Here, then, are three sources of vague and incorrect definitions: indistinctness of the object, imperfection of the organ of
conception, inadequateness of the vehicle of ideas. Any one of these must produce a certain degree of obscurity. The
convention, in delineating the boundary between the federal and State jurisdictions, must have experienced the full effect
of them all.
To the difficulties already mentioned may be added the interfering pretensions of the larger and smaller States. We
cannot err in supposing that the former would contend for a participation in the government, fully proportioned to their
superior wealth and importance; and that the latter would not be less tenacious of the equality at present enjoyed by
them. We may well suppose that neither side would entirely yield to the other, and consequently that the struggle could
be terminated only by compromise. It is extremely probable, also, that after the ratio of representation had been
adjusted, this very compromise must have produced a fresh struggle between the same parties, to give such a turn to
the organization of the government, and to the distribution of its powers, as would increase the importance of the
branches, in forming which they had respectively obtained the greatest share of influence. There are features in the
Constitution which warrant each of these suppositions; and as far as either of them is well founded, it shows that the
convention must have been compelled to sacrifice theoretical propriety to the force of extraneous considerations.
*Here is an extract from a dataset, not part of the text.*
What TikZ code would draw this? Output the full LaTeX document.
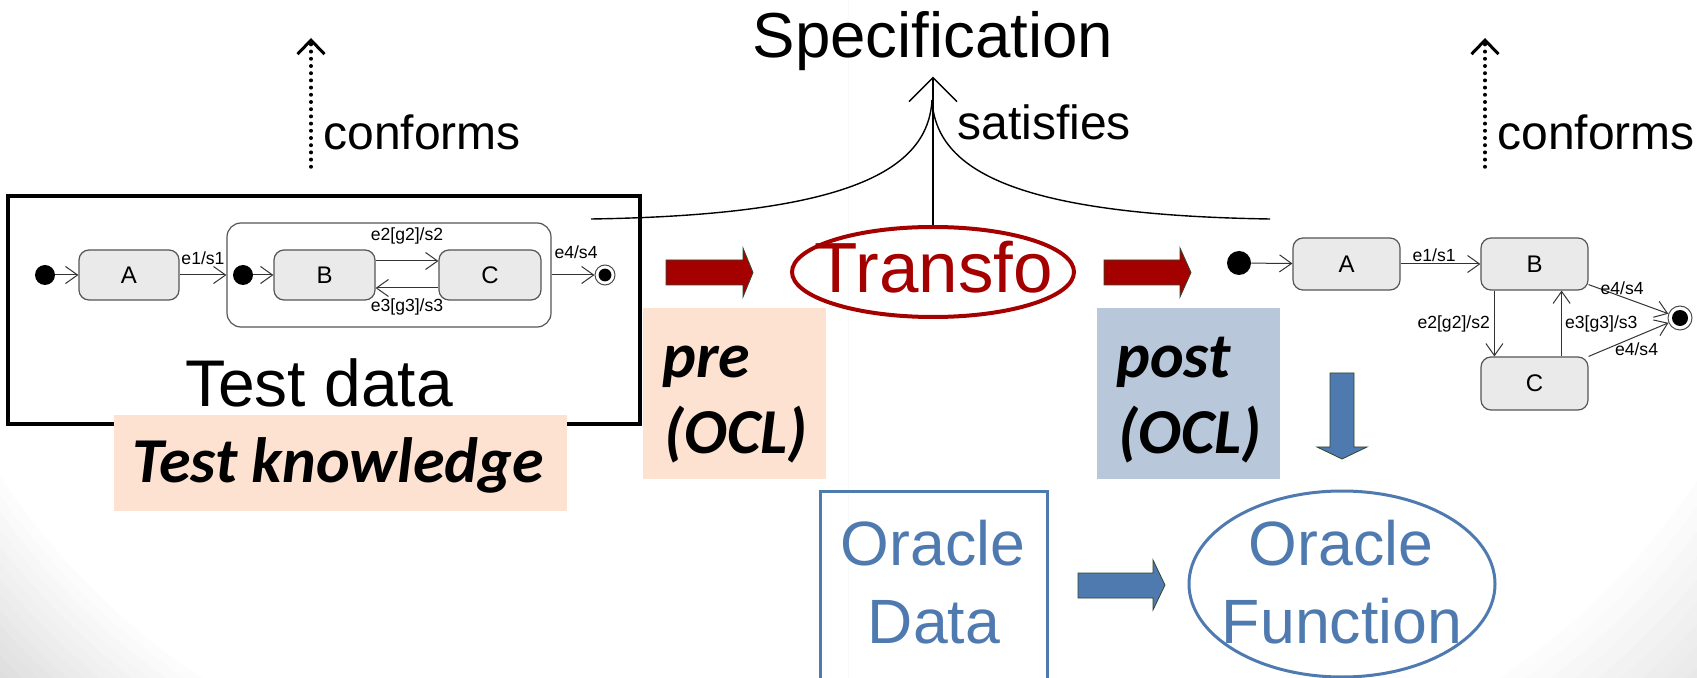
\documentclass[tikz,border=0pt]{standalone}
\usepackage{fontspec}
\setmainfont{Liberation Sans}
\newfontfamily\calfont{Carlito}
\usetikzlibrary{arrows.meta,shapes.geometric,calc}
\definecolor{peach}{RGB}{253,225,209}
\definecolor{postblue}{RGB}{184,199,218}
\definecolor{tred}{RGB}{165,0,0}
\definecolor{oblue}{RGB}{79,122,176}
\definecolor{stfill}{RGB}{234,234,234}
\definecolor{stdraw}{RGB}{85,85,85}
\definecolor{arrline}{RGB}{50,70,45}
\begin{document}
\begin{tikzpicture}[x=0.5pt,y=-0.5pt,
  txt/.style={font=\fontsize{#1}{#1}\selectfont, inner sep=0pt},
  ktxt/.style={font=\calfont\bfseries\itshape\fontsize{32}{32}\selectfont, inner sep=0pt},
  stbox/.style={rectangle, rounded corners=5pt, draw=stdraw, fill=stfill, line width=0.6pt, inner sep=0pt, font=\fontsize{12}{14}\selectfont},
  initst/.style={circle, fill=black, inner sep=0pt, minimum size=10pt},
  finst/.style 2 args={circle, draw=black!70, fill=white, line width=0.5pt, inner sep=0pt, minimum size=#1, path picture={\fill[black] (path picture bounding box.center) circle[radius=#2];}},
  trans/.style={draw=black!80, line width=0.5pt, -{Straight Barb[length=6pt,width=8.5pt]}},
  tlab/.style={font=\fontsize{8.8}{10}\selectfont, inner sep=1pt},
  confarrow/.style={line width=1.75pt, line cap=round, dash pattern=on 0.2pt off 3.4pt, -{Straight Barb[length=7pt,width=13.5pt,line width=1.5pt]}},
  fanline/.style={line width=0.7pt},
  blockred/.style={fill=tred, draw=arrline, line width=0.4pt},
  blockblue/.style={fill=oblue, draw=arrline, line width=0.4pt}]
\useasboundingbox (0,0) rectangle (1697,678);
% background: soft grey in the two lower corners
\begin{scope}
\clip (0,0) rectangle (848.5,678);
\fill[black!13] (0,0) rectangle (848.5,678);
\foreach \g in {12,11,...,0} {
  \pgfmathsetmacro\rr{715+(\g+0.5)*10.2}
  \fill[black!\g] (600,78) circle[radius=\rr];
}
\end{scope}
\begin{scope}
\clip (848.5,0) rectangle (1697,678);
\fill[black!9] (848.5,0) rectangle (1697,678);
\foreach \g in {8,7,...,0} {
  \pgfmathsetmacro\rr{715+(\g+0.5)*14.8}
  \fill[black!\g] (1097,78) circle[radius=\rr];
}
\end{scope}

% Specification and satisfies
\node[txt=31.8, anchor=base, inner sep=2.5pt] (spec) at (933,58) {Specification};
\node[txt=24, anchor=base west] (sat) at (957,140) {satisfies};

% conforms arrows
\coordinate (cfLb) at (311,167); \coordinate (cfLt) at (311,38);
\draw[confarrow] (cfLb) -- (cfLt);
\node[txt=24, anchor=base west] (cfLtxt) at (323,150) {conforms};
\coordinate (cfRb) at (1485,167); \coordinate (cfRt) at (1485,38);
\draw[confarrow] (cfRb) -- (cfRt);
\node[txt=24, anchor=base west] (cfRtxt) at (1497,150) {conforms};

% Test data box
\node[draw, line width=2pt, fill=white, minimum width=316pt, minimum height=114pt, inner sep=0pt] (tdbox) at (324,310) {};
\node[txt=33, anchor=base] (tdtxt) at (319,407) {Test data};

% left state machine
\node[initst] (iL1) at (45,275) {};
\node[stbox, minimum width=50pt, minimum height=25pt] (AL) at (129,275) {A};
\node[draw=stdraw, fill=white, rounded corners=7pt, line width=0.6pt, minimum width=162pt, minimum height=52pt, inner sep=0pt] (comp) at (389,275) {};
\node[initst] (iL2) at (243,275) {};
\node[stbox, minimum width=50.5pt, minimum height=25pt] (BL) at (324.5,275) {B};
\node[stbox, minimum width=51pt, minimum height=25pt] (CL) at (490,275) {C};
\node[finst={10pt}{3.2pt}] (fL) at (605,275) {};
\coordinate (bcU1) at (375,261); \coordinate (bcU2) at (439,261);
\coordinate (bcD1) at (439,288); \coordinate (bcD2) at (375,288);
\draw[trans] (iL1) -- (AL);
\draw[trans] (AL) -- (comp) node[tlab, midway, above=4pt] {e1/s1};
\draw[trans] (iL2) -- (BL);
\draw[trans] (BL.east |- bcU1) -- (CL.west |- bcU2) node[tlab, midway, above=7pt] {e2[g2]/s2};
\draw[trans] (CL.west |- bcD1) -- (BL.east |- bcD2) node[tlab, midway, below=4pt] {e3[g3]/s3};
\draw[trans] (comp) -- (fL) node[tlab, midway, above=7pt, xshift=1.5pt] {e4/s4};

% Test knowledge
\node[fill=peach, minimum width=226.5pt, minimum height=48pt, inner sep=0pt] (tkbox) at (340.5,463) {};
\node[ktxt, anchor=base] (tktxt) at (338,482) {Test knowledge};

% pre / post boxes
\node[fill=peach, minimum width=91.5pt, minimum height=85.5pt, inner sep=0pt] (prebox) at (734.5,393.5) {};
\node[ktxt, anchor=base west] (pre1) at (662,378) {pre};
\node[ktxt, anchor=base west] (pre2) at (664,453) {(OCL)};
\node[fill=postblue, minimum width=91.5pt, minimum height=85.5pt, inner sep=0pt] (postbox) at (1188.5,393.5) {};
\node[ktxt, anchor=base west] (post1) at (1116,378) {post};
\node[ktxt, anchor=base west] (post2) at (1118,453) {(OCL)};

% Transfo
\node[ellipse, draw=tred, line width=2pt, minimum width=141pt, minimum height=45pt, inner sep=0pt] (transfo) at (933,272) {};
\node[txt=35.5, text=tred, anchor=base] (transfotxt) at (934,293) {Transfo};
\draw[fanline, -{Straight Barb[length=12pt,width=24pt]}] (transfo.north) -- (spec.south);
\coordinate (fanL) at (591,219); \coordinate (fanR) at (1270,219); \coordinate (fanTop) at (932,100);
\draw[fanline] (fanL) .. controls (850,215) and (928,170) .. (fanTop);
\draw[fanline] (fanR) .. controls (1014,215) and (936,170) .. (fanTop);

% red block arrows
\filldraw[blockred] (666,260) -- (743,260) -- (743,248) -- (753,272.5) -- (743,297) -- (743,285) -- (666,285) -- cycle;
\filldraw[blockred] (1104,260) -- (1180,260) -- (1180,248) -- (1191,272.5) -- (1180,297) -- (1180,285) -- (1104,285) -- cycle;

% right state machine
\node[initst, minimum size=12pt] (iR) at (1239,263) {};
\node[stbox, minimum width=53.5pt, minimum height=26pt] (AR) at (1346.5,264) {A};
\node[stbox, minimum width=53.5pt, minimum height=26pt] (BR) at (1534.5,264) {B};
\node[stbox, minimum width=53.5pt, minimum height=26.5pt] (CR) at (1534.5,383.5) {C};
\node[finst={12pt}{4pt}] (fR) at (1680,318) {};
\draw[trans] (iR) -- (AR);
\draw[trans] (AR) -- (BR) node[tlab, pos=0.42, above=0pt] {e1/s1};
\draw[trans] ([xshift=7pt]BR.south west) -- ([xshift=7pt]CR.north west) node[tlab, midway, left=1pt] {e2[g2]/s2};
\draw[trans] ([xshift=-13.5pt]CR.north east) -- ([xshift=-13.5pt]BR.south east) node[tlab, midway, right=0.5pt] {e3[g3]/s3};
\draw[trans] ([yshift=3pt]BR.south east) -- (fR) node[tlab, pos=0.42, above=0pt] {e4/s4};
\draw[trans] (CR.north east) -- (fR) node[tlab, pos=0.6, below=2pt] {e4/s4};

% blue arrows
\filldraw[blockblue] (1330,373) -- (1354,373) -- (1354,447) -- (1367,447) -- (1342,459) -- (1317,447) -- (1330,447) -- cycle;
\filldraw[blockblue] (1078,573) -- (1153,573) -- (1153,560) -- (1165,585) -- (1153,610) -- (1153,598) -- (1078,598) -- cycle;

% Oracle data
\node[draw=oblue, line width=1.5pt, minimum width=113.5pt, minimum height=99.5pt, inner sep=0pt] (odbox) at (933.5,590.5) {};
\node[txt=31.3, text=oblue, anchor=base] (od1) at (933,565) {Oracle};
\node[txt=31.3, text=oblue, anchor=base] (od2) at (934,643) {Data};

% Oracle function
\node[ellipse, draw=oblue, line width=1.5pt, minimum width=153pt, minimum height=93pt, inner sep=0pt] (ofun) at (1342,584) {};
\node[txt=31.3, text=oblue, anchor=base] (of1) at (1341,565) {Oracle};
\node[txt=31.3, text=oblue, anchor=base] (of2) at (1342,643) {Function};
\end{tikzpicture}
\end{document}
Nor could it have been the large and small States only, which would marshal themselves in opposition to each other on
various points. Other combinations, resulting from a difference of local position and policy, must have created additional
difficulties. As every State may be divided into different districts, and its citizens into different classes, which give birth
to contending interests and local jealousies, so the different parts of the United States are distinguished from each other
by a variety of circumstances, which produce a like effect on a larger scale. And although this variety of interests, for
reasons sufficiently explained in a former paper, may have a salutary influence on the administration of the government
when formed, yet every one must be sensible of the contrary influence, which must have been experienced in the task of
forming it.
Would it be wonderful if, under the pressure of all these difficulties, the convention should have been forced into some
deviations from that artificial structure and regular symmetry which an abstract view of the subject might lead an
ingenious theorist to bestow on a Constitution planned in his closet or in his imagination? The real wonder is that so
many difficulties should have been surmounted, and surmounted with a unanimity almost as unprecedented as it must
have been unexpected. It is impossible for any man of candor to reflect on this circumstance without partaking of the
astonishment. It is impossible for the man of pious reflection not to perceive in it a finger of that Almighty hand which
has been so frequently and signally extended to our relief in the critical stages of the revolution.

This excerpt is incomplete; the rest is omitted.